Data Science Asked on May 23, 2021
As the paper by Schaul & LeCun states
The findings are clear: in contrast to the other algorithms tested,
vSGD-fd does not require any hyper-parameter tuning to give reliably
good performance on the broad range of tests: the learning rates adapt
automatically to different curvatures and noise levels.
Auto-adapting learning rate sounds like a huge deal,
but why is everyone seem to be using Adam and other optimizers?
This is my answer at Cross Validated for the same question asked by the same person:
It's already 2019, still nobody answered this question. I don't understand why vSGD isn't popular either. But I do have some reasons from my own:
not real auto-adapting. Like v-SGD, ADAM is also a so-called auto-adapting algorithm, but that is not true. The learning rate, and window size in v-SGD, the beta terms in ADAM all need tuning. The new-variants like AMSGrad and NosAdam seem to be more robust though.

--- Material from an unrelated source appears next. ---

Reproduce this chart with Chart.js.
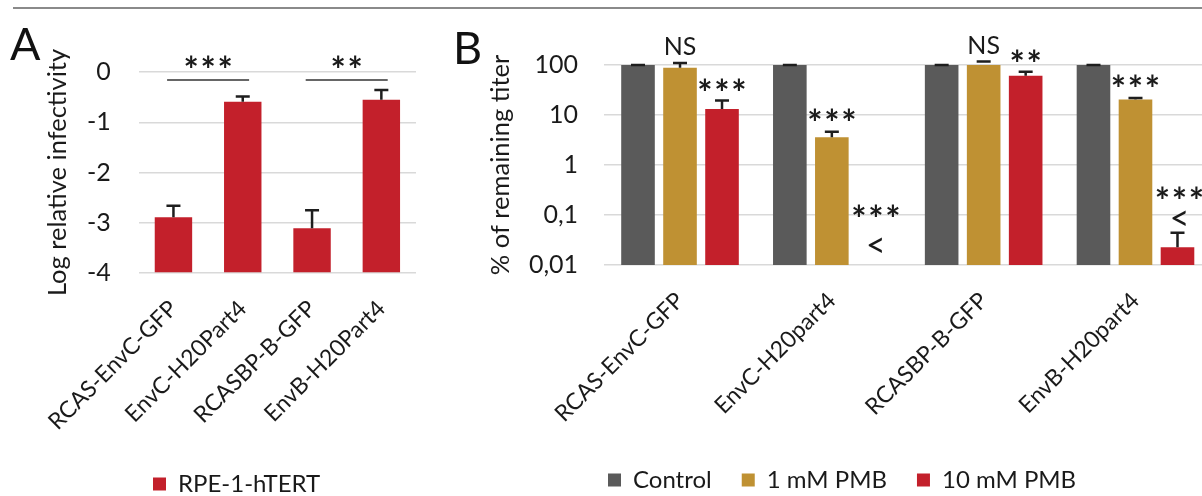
<!DOCTYPE html>
<html><head><meta charset="utf-8">
<script src="https://cdn.jsdelivr.net/npm/chart.js@4"></script>
<style>
html,body{margin:0;padding:0;background:#fff;overflow:hidden;width:1202px;height:496px;position:relative;}
#topline{position:absolute;left:13px;top:7px;width:1189px;height:2px;background:#8a8a8a;}
.wrap{position:absolute;top:0;}
#wa{left:0;width:420px;height:506px;}
#wb{left:440px;width:780px;height:502px;}
.letter{position:absolute;font-family:Lato;font-size:45px;color:#111;line-height:1;}
</style></head><body>
<div id="topline"></div>
<div class="wrap" id="wa"><canvas id="ca"></canvas></div>
<div class="wrap" id="wb"><canvas id="cb"></canvas></div>
<div class="letter" style="left:10px;top:21px">A</div>
<div class="letter" style="left:453px;top:25px">B</div>
<script>
// ---------- Panel A data ----------
const categoriesA = ['RCAS-EnvC-GFP', 'EnvC-H20Part4', 'RCASBP-B-GFP', 'EnvB-H20Part4'];
const seriesNameA = 'RPE-1-hTERT';
const valuesA = [-2.89, -0.59, -3.11, -0.55];
const errUpperA = [-2.66, -0.49, -2.75, -0.36];
const ticksA = [0, -1, -2, -3, -4];
const sigPairsA = [[0, 1], [2, 3]];
const sigLabelsA = ['***', '**'];

// ---------- Panel B data ----------
const categoriesB = ['RCAS-EnvC-GFP', 'EnvC-H20part4', 'RCASBP-B-GFP', 'EnvB-H20part4'];
const seriesNamesB = ['Control', '1 mM PMB', '10 mM PMB'];
const controlB = [100, 100, 100, 100];
const pmb1B = [88, 3.6, 111, 20.5];
const pmb10B = [13.2, null, 61, 0.0226];
const controlErrB = [100, 100, 100, 100];
const pmb1ErrB = [110, 4.6, 117, 22];
const pmb10ErrB = [19.5, null, 73, 0.044];
const sig1B = ['NS', '***', 'NS', '***'];
const sig10B = ['***', '***', '**', '***'];
const below10B = [false, true, false, true];
const ticksB = [100, 10, 1, 0.1, 0.01];
const tickLabelsB = ['100', '10', '1', '0,1', '0,01'];

const FONT = 'Lato';
const TXT = '#1a1a1a';
const GRID = '#d9d9d9';
const GRAY = '#5a5a5a', GOLD = '#bf9133', RED = '#c3202b';
const tickFont = { family: FONT, size: 25 };
const catFont = { family: FONT, size: 23 };
const legFont = { family: FONT, size: 24 };
const titleFont = { family: FONT, size: 25.5 };

function drawStars(ctx, text, cx, cy) {
  ctx.save();
  ctx.font = 'bold 36px ' + FONT;
  ctx.fillStyle = TXT;
  ctx.textAlign = 'center';
  ctx.textBaseline = 'middle';
  const step = 17;
  const n = text.length;
  for (let k = 0; k < n; k++) {
    ctx.fillText(text[k], cx + (k - (n - 1) / 2) * step, cy + 7);
  }
  ctx.restore();
}
function drawText(ctx, text, cx, cy, size) {
  ctx.save();
  ctx.font = size + 'px ' + FONT;
  ctx.fillStyle = TXT;
  ctx.textAlign = 'center';
  ctx.textBaseline = 'middle';
  ctx.fillText(text, cx, cy);
  ctx.restore();
}
function label(ctx, text, cx, cy) {
  if (text.indexOf('*') >= 0) drawStars(ctx, text, cx, cy);
  else drawText(ctx, text, cx, cy, 25);
}

const errorBars = {
  id: 'errorBars',
  afterDatasetsDraw(chart) {
    const ctx = chart.ctx, ys = chart.scales.y;
    chart.data.datasets.forEach((ds, di) => {
      const meta = chart.getDatasetMeta(di);
      (ds.errUpper || []).forEach((u, i) => {
        const v = ds.data[i];
        if (u == null || v == null) return;
        const el = meta.data[i];
        const y0 = ys.getPixelForValue(v), y1 = ys.getPixelForValue(u);
        ctx.save();
        ctx.strokeStyle = '#1e1e1e';
        ctx.lineWidth = 2.5;
        ctx.beginPath();
        ctx.moveTo(el.x, y0); ctx.lineTo(el.x, y1);
        ctx.moveTo(el.x - 7, y1); ctx.lineTo(el.x + 7, y1);
        ctx.stroke();
        ctx.restore();
      });
    });
  }
};

const legendAt = {
  id: 'legendAt',
  afterLayout(chart, args, opts) {
    const lg = chart.legend;
    if (!lg || opts.x == null) return;
    const dx = opts.x - (lg.left + lg.options.labels.padding);
    lg.left += dx; lg.right += dx;
  }
};

const sigA = {
  id: 'sigA',
  afterDatasetsDraw(chart) {
    const ctx = chart.ctx, meta = chart.getDatasetMeta(0), top = chart.chartArea.top;
    sigPairsA.forEach((p, k) => {
      const mid = (meta.data[p[0]].x + meta.data[p[1]].x) / 2;
      ctx.save();
      ctx.strokeStyle = '#333';
      ctx.lineWidth = 1.6;
      ctx.beginPath();
      ctx.moveTo(mid - 41, top + 8); ctx.lineTo(mid + 41, top + 8);
      ctx.stroke();
      ctx.restore();
      label(ctx, sigLabelsA[k], mid, top - 8);
    });
  }
};

const sigB = {
  id: 'sigB',
  afterDatasetsDraw(chart) {
    const ctx = chart.ctx, ys = chart.scales.y;
    const m1 = chart.getDatasetMeta(1), m2 = chart.getDatasetMeta(2);
    categoriesB.forEach((c, i) => {
      const e1 = ys.getPixelForValue(pmb1ErrB[i]);
      label(ctx, sig1B[i], m1.data[i].x, e1 - (sig1B[i] === 'NS' ? 16 : 14));
      const x2 = m2.data[i].x;
      if (below10B[i]) {
        let lessY;
        if (pmb10B[i] == null) lessY = ys.bottom - 19;
        else lessY = ys.getPixelForValue(pmb10ErrB[i]) - 14;
        drawText(ctx, '<', x2 + 2, lessY, 34);
        drawStars(ctx, sig10B[i], x2 + 2, lessY - (pmb10B[i] == null ? 33 : 23));
      } else {
        label(ctx, sig10B[i], x2, ys.getPixelForValue(pmb10ErrB[i]) - 13);
      }
    });
  }
};

new Chart(document.getElementById('ca'), {
  type: 'bar',
  data: {
    labels: categoriesA,
    datasets: [{
      label: seriesNameA, data: valuesA, errUpper: errUpperA,
      backgroundColor: RED, base: -4,
      categoryPercentage: 0.54, barPercentage: 1
    }]
  },
  options: {
    responsive: true, maintainAspectRatio: false, animation: false,
    layout: { padding: { top: 72, left: 0, right: 4, bottom: 0 } },
    plugins: {
      legend: {
        position: 'bottom', align: 'start',
        labels: { boxWidth: 13, boxHeight: 13, padding: 10, color: TXT, font: legFont }
      },
      legendAt: { x: 153 },
      tooltip: { enabled: false }
    },
    scales: {
      x: {
        grid: { display: false }, border: { display: false },
        ticks: { maxRotation: 45, minRotation: 45, color: TXT, font: catFont, padding: 14 },
        afterFit(s) { s.height = 189; }
      },
      y: {
        min: -4, max: 0,
        afterBuildTicks(s) { s.ticks = ticksA.map(v => ({ value: v })); },
        grid: { color: GRID, lineWidth: 1.5, drawTicks: false },
        border: { display: false },
        ticks: { padding: 28, color: TXT, font: tickFont },
        title: { display: true, text: 'Log relative infectivity', color: TXT, font: titleFont, padding: { top: 42, bottom: 0 } },
        afterFit(s) { s.width = 138.8; }
      }
    }
  },
  plugins: [errorBars, sigA, legendAt]
});

new Chart(document.getElementById('cb'), {
  type: 'bar',
  data: {
    labels: categoriesB,
    datasets: [
      { label: seriesNamesB[0], data: controlB, errUpper: controlErrB, backgroundColor: GRAY },
      { label: seriesNamesB[1], data: pmb1B, errUpper: pmb1ErrB, backgroundColor: GOLD },
      { label: seriesNamesB[2], data: pmb10B, errUpper: pmb10ErrB, backgroundColor: RED }
    ]
  },
  options: {
    responsive: true, maintainAspectRatio: false, animation: false,
    datasets: { bar: { categoryPercentage: 0.83, barPercentage: 0.8 } },
    layout: { padding: { top: 65, left: 0, right: 8.6, bottom: 0 } },
    plugins: {
      legend: {
        position: 'bottom', align: 'start',
        labels: { boxWidth: 13, boxHeight: 13, padding: 30, color: TXT, font: legFont }
      },
      legendAt: { x: 168 },
      tooltip: { enabled: false }
    },
    scales: {
      x: {
        grid: { display: false }, border: { display: false },
        ticks: { maxRotation: 45, minRotation: 45, color: TXT, font: catFont, padding: 14 },
        afterFit(s) { s.height = 173; }
      },
      y: {
        type: 'logarithmic', min: 0.01, max: 100,
        afterBuildTicks(s) { s.ticks = ticksB.map(v => ({ value: v })); },
        grid: { color: GRID, lineWidth: 1.5, drawTicks: false },
        border: { display: false },
        ticks: {
          padding: 26, color: TXT, font: tickFont,
          callback(v) {
            let best = 0;
            ticksB.forEach((t, k) => { if (Math.abs(Math.log10(t) - Math.log10(v)) < Math.abs(Math.log10(ticksB[best]) - Math.log10(v))) best = k; });
            return tickLabelsB[best];
          }
        },
        title: { display: true, text: '% of remaining titer', color: TXT, font: titleFont, padding: { top: 45, bottom: 0 } },
        afterFit(s) { s.width = 164.1; }
      }
    }
  },
  plugins: [errorBars, sigB, legendAt]
});
</script>
</body></html>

too "complex". v-SGD uses a "bprop" term to estimate the Hessian diagonal, and later there is also a finite-difference version. These are somehow "complex" methods to use in computer science and engineering. The numerical instability and the inherent inaccuracy can cause a lot of trouble. That may be the reason why Tensorflow and Pytorch developers didn't include v-SGD in their package. And that also caused very few comparisons with v-SGD in the subsequent optimization papers.
speed. If the estimated Hessian is a good approximate, then it surely speeds up. However, first, the local landscape may not be the "noisy quadratic loss" as stated in the paper; second, the estimate is also very rough. Actually, there can be no exact estimate of Hessian diagonal. These factors all make the speed of v-SGD algorithm not so competitive.
That is only some understanding with not a lot of practice. Hope someone could point out probably more accurate points.